> **DATASET EXTRACT**
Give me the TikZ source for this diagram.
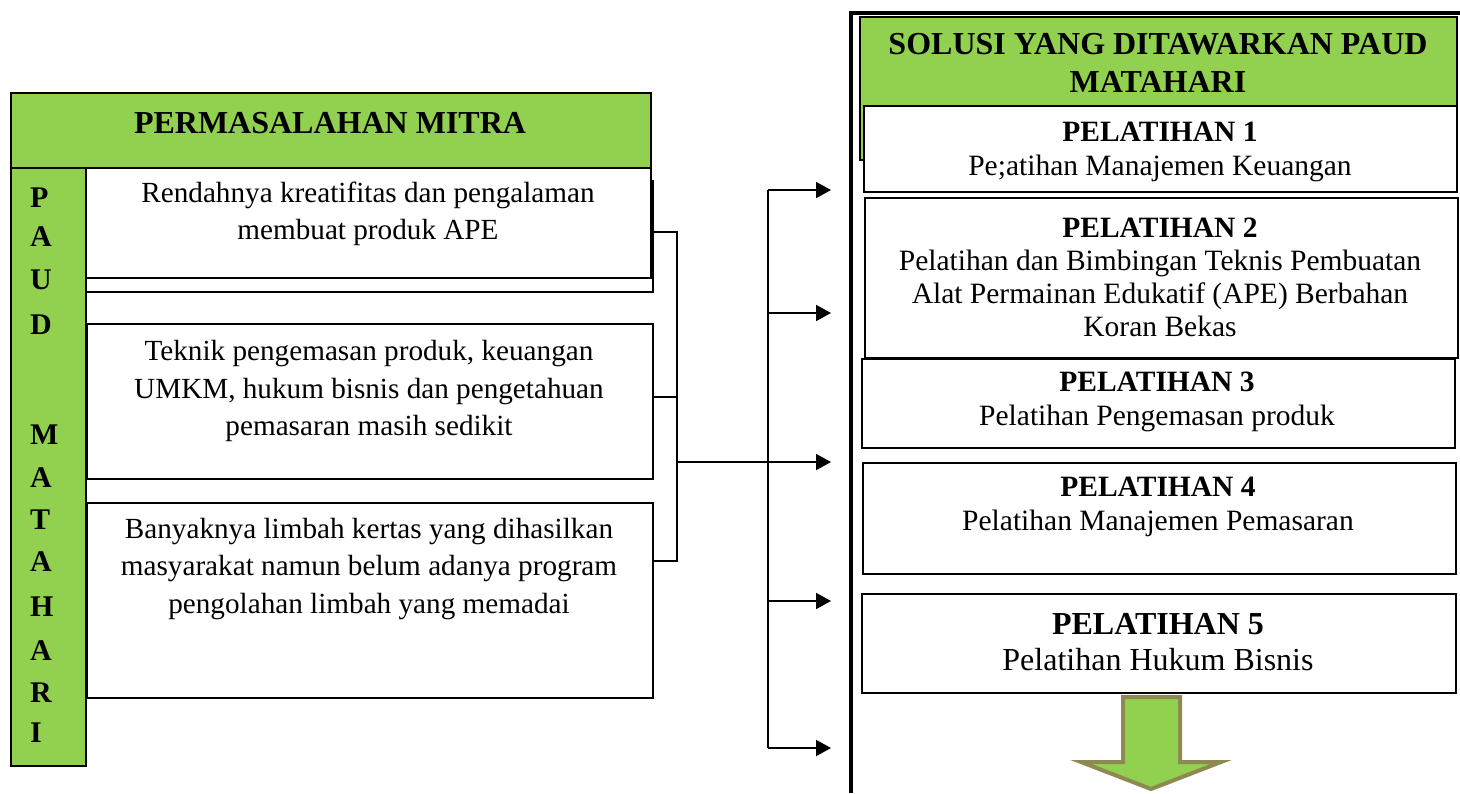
\documentclass[tikz,border=0pt]{standalone}
\usepackage{fontspec}
\setmainfont{Liberation Serif}
\usetikzlibrary{arrows.meta,positioning}
\definecolor{hijau}{HTML}{92D050}
\definecolor{zaitun}{HTML}{8C8A50}

\begin{document}
\begin{tikzpicture}[x=1pt, y=-1pt,
	kotak/.style={draw, line width=1.5pt, fill=white, anchor=north west, inner sep=0pt},
	judul/.style={draw, line width=1.5pt, fill=hijau, anchor=north west, inner sep=0pt},
	isi/.style={align=center, inner sep=0pt, font=\fontsize{29.2}{37.5}\selectfont},
	isikanan/.style={align=center, inner sep=0pt, font=\fontsize{29.5}{34}\selectfont},
	tebal/.style={align=center, inner sep=0pt, font=\fontsize{32}{38}\selectfont\bfseries},
	huruf/.style={anchor=west, inner sep=0pt, font=\fontsize{30}{30}\selectfont\bfseries},
	garis/.style={line width=1.5pt},
	panah/.style={line width=2pt, -{Triangle[length=15pt,width=16pt]}}]
		\useasboundingbox (0,0) rectangle (1460,793);

		\node [judul, minimum width=640pt, minimum height=75pt] (hdrkiri) at (10,92) {};
		\node [tebal] (tkiri) at (330,123) {PERMASALAHAN MITRA};
		\node [judul, minimum width=75pt, minimum height=598pt] (kolom) at (10,167) {};
		\foreach \h/\yy in {P/198, A/237, U/280, D/325, M/435, A/478, T/520, A/562, H/607, A/651, R/693, I/733}
			\node [huruf] (h\yy) at (30,\yy) {\h};

		\node [kotak, minimum width=567pt, minimum height=111pt] (m1b) at (85,180) {};
		\node [kotak, minimum width=565pt, minimum height=110pt] (m1) at (85,167) {};
		\node [isi] (tm1) at (368,214) {Rendahnya kreatifitas dan pengalaman\\membuat produk APE};
		\node [kotak, minimum width=566pt, minimum height=155pt] (m2) at (86,323) {};
		\node [isi] (tm2) at (369,391) {Teknik pengemasan produk, keuangan\\UMKM, hukum bisnis dan pengetahuan\\pemasaran masih sedikit};
		\node [kotak, minimum width=566pt, minimum height=195pt] (m3) at (86,502) {};
		\node [isi] (tm3) at (369,569) {Banyaknya limbah kertas yang dihasilkan\\masyarakat namun belum adanya program\\pengolahan limbah yang memadai};

		\coordinate (k1) at (677,232);
		\coordinate (k2) at (677,397);
		\coordinate (kj) at (677,462);
		\coordinate (k3) at (677,561);
		\draw [garis] (m1.east |- k1) -- (k1) -- (k3) -- (m3.east |- k3);
		\draw [garis] (m2.east |- k2) -- (k2);
		\coordinate (busatas) at (768,190);
		\coordinate (busbawah) at (768,748);
		\draw [garis] (kj) -- (kj -| busatas);
		\draw [garis] (busatas) -- (busbawah);
		\foreach \yy in {190,313,462,601,748} {
			\coordinate (p\yy) at (768,\yy);
			\coordinate (u\yy) at (831,\yy);
			\draw [panah] (p\yy) -- (u\yy);
		}

		\coordinate (sudut) at (851,13);
		\draw [line width=4.5pt] (851,793) -- (sudut) -- (1460,13);
		\node [judul, minimum width=597pt, minimum height=143pt] (hdrkanan) at (859,16) {};
		\node [tebal] (tkanan) at (1158,63) {SOLUSI YANG DITAWARKAN PAUD\\MATAHARI};

		\node [kotak, minimum width=593pt, minimum height=86pt] (pel1) at (863,105) {};
		\node [isikanan] (tp1) at (1160,152) {\textbf{PELATIHAN 1}\\Pe;atihan Manajemen Keuangan};
		\node [kotak, minimum width=593pt, minimum height=160pt] (pel2) at (864,197) {};
		\node [isikanan, font=\fontsize{29.5}{33}\selectfont] (tp2) at (1160,277) {\textbf{PELATIHAN 2}\\Pelatihan dan Bimbingan Teknis Pembuatan\\Alat Permainan Edukatif (APE) Berbahan\\Koran Bekas};
		\node [kotak, minimum width=593pt, minimum height=89pt] (pel3) at (861,358) {};
		\node [isikanan] (tp3) at (1157,402) {\textbf{PELATIHAN 3}\\Pelatihan Pengemasan produk};
		\node [kotak, minimum width=593pt, minimum height=111pt] (pel4) at (862,462) {};
		\node [isikanan] (tp4) at (1158,507) {\textbf{PELATIHAN 4}\\Pelatihan Manajemen Pemasaran};
		\node [kotak, minimum width=594pt, minimum height=99pt] (pel5) at (861,593) {};
		\node [isikanan, font=\fontsize{32}{36}\selectfont] (tp5) at (1158,642) {\textbf{PELATIHAN 5}\\Pelatihan Hukum Bisnis};

		\draw [fill=hijau, draw=zaitun, line width=4pt] (1123,697) -- (1180,697) -- (1180,762) -- (1221,762) -- (1151,789) -- (1081,762) -- (1123,762) -- cycle;
\end{tikzpicture}
\end{document}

> **PROMPT**
Reproduce the material word for word, minus the images.

> **SOLUTION FOR THIS PROBLEM**
Give me the TikZ source for this diagram.
\documentclass[tikz,border=0pt]{standalone}
\usepackage{fontspec}
\setmainfont{Liberation Serif}
\usetikzlibrary{arrows.meta,positioning}
\definecolor{hijau}{HTML}{92D050}
\definecolor{zaitun}{HTML}{8C8A50}

\begin{document}
\begin{tikzpicture}[x=1pt, y=-1pt,
	kotak/.style={draw, line width=1.5pt, fill=white, anchor=north west, inner sep=0pt},
	judul/.style={draw, line width=1.5pt, fill=hijau, anchor=north west, inner sep=0pt},
	isi/.style={align=center, inner sep=0pt, font=\fontsize{29.2}{37.5}\selectfont},
	isikanan/.style={align=center, inner sep=0pt, font=\fontsize{29.5}{34}\selectfont},
	tebal/.style={align=center, inner sep=0pt, font=\fontsize{32}{38}\selectfont\bfseries},
	huruf/.style={anchor=west, inner sep=0pt, font=\fontsize{30}{30}\selectfont\bfseries},
	garis/.style={line width=1.5pt},
	panah/.style={line width=2pt, -{Triangle[length=15pt,width=16pt]}}]
		\useasboundingbox (0,0) rectangle (1460,793);

		\node [judul, minimum width=640pt, minimum height=75pt] (hdrkiri) at (10,92) {};
		\node [tebal] (tkiri) at (330,123) {PERMASALAHAN MITRA};
		\node [judul, minimum width=75pt, minimum height=598pt] (kolom) at (10,167) {};
		\foreach \h/\yy in {P/198, A/237, U/280, D/325, M/435, A/478, T/520, A/562, H/607, A/651, R/693, I/733}
			\node [huruf] (h\yy) at (30,\yy) {\h};

		\node [kotak, minimum width=567pt, minimum height=111pt] (m1b) at (85,180) {};
		\node [kotak, minimum width=565pt, minimum height=110pt] (m1) at (85,167) {};
		\node [isi] (tm1) at (368,214) {Rendahnya kreatifitas dan pengalaman\\membuat produk APE};
		\node [kotak, minimum width=566pt, minimum height=155pt] (m2) at (86,323) {};
		\node [isi] (tm2) at (369,391) {Teknik pengemasan produk, keuangan\\UMKM, hukum bisnis dan pengetahuan\\pemasaran masih sedikit};
		\node [kotak, minimum width=566pt, minimum height=195pt] (m3) at (86,502) {};
		\node [isi] (tm3) at (369,569) {Banyaknya limbah kertas yang dihasilkan\\masyarakat namun belum adanya program\\pengolahan limbah yang memadai};

		\coordinate (k1) at (677,232);
		\coordinate (k2) at (677,397);
		\coordinate (kj) at (677,462);
		\coordinate (k3) at (677,561);
		\draw [garis] (m1.east |- k1) -- (k1) -- (k3) -- (m3.east |- k3);
		\draw [garis] (m2.east |- k2) -- (k2);
		\coordinate (busatas) at (768,190);
		\coordinate (busbawah) at (768,748);
		\draw [garis] (kj) -- (kj -| busatas);
		\draw [garis] (busatas) -- (busbawah);
		\foreach \yy in {190,313,462,601,748} {
			\coordinate (p\yy) at (768,\yy);
			\coordinate (u\yy) at (831,\yy);
			\draw [panah] (p\yy) -- (u\yy);
		}

		\coordinate (sudut) at (851,13);
		\draw [line width=4.5pt] (851,793) -- (sudut) -- (1460,13);
		\node [judul, minimum width=597pt, minimum height=143pt] (hdrkanan) at (859,16) {};
		\node [tebal] (tkanan) at (1158,63) {SOLUSI YANG DITAWARKAN PAUD\\MATAHARI};

		\node [kotak, minimum width=593pt, minimum height=86pt] (pel1) at (863,105) {};
		\node [isikanan] (tp1) at (1160,152) {\textbf{PELATIHAN 1}\\Pe;atihan Manajemen Keuangan};
		\node [kotak, minimum width=593pt, minimum height=160pt] (pel2) at (864,197) {};
		\node [isikanan, font=\fontsize{29.5}{33}\selectfont] (tp2) at (1160,277) {\textbf{PELATIHAN 2}\\Pelatihan dan Bimbingan Teknis Pembuatan\\Alat Permainan Edukatif (APE) Berbahan\\Koran Bekas};
		\node [kotak, minimum width=593pt, minimum height=89pt] (pel3) at (861,358) {};
		\node [isikanan] (tp3) at (1157,402) {\textbf{PELATIHAN 3}\\Pelatihan Pengemasan produk};
		\node [kotak, minimum width=593pt, minimum height=111pt] (pel4) at (862,462) {};
		\node [isikanan] (tp4) at (1158,507) {\textbf{PELATIHAN 4}\\Pelatihan Manajemen Pemasaran};
		\node [kotak, minimum width=594pt, minimum height=99pt] (pel5) at (861,593) {};
		\node [isikanan, font=\fontsize{32}{36}\selectfont] (tp5) at (1158,642) {\textbf{PELATIHAN 5}\\Pelatihan Hukum Bisnis};

		\draw [fill=hijau, draw=zaitun, line width=4pt] (1123,697) -- (1180,697) -- (1180,762) -- (1221,762) -- (1151,789) -- (1081,762) -- (1123,762) -- cycle;
\end{tikzpicture}
\end{document}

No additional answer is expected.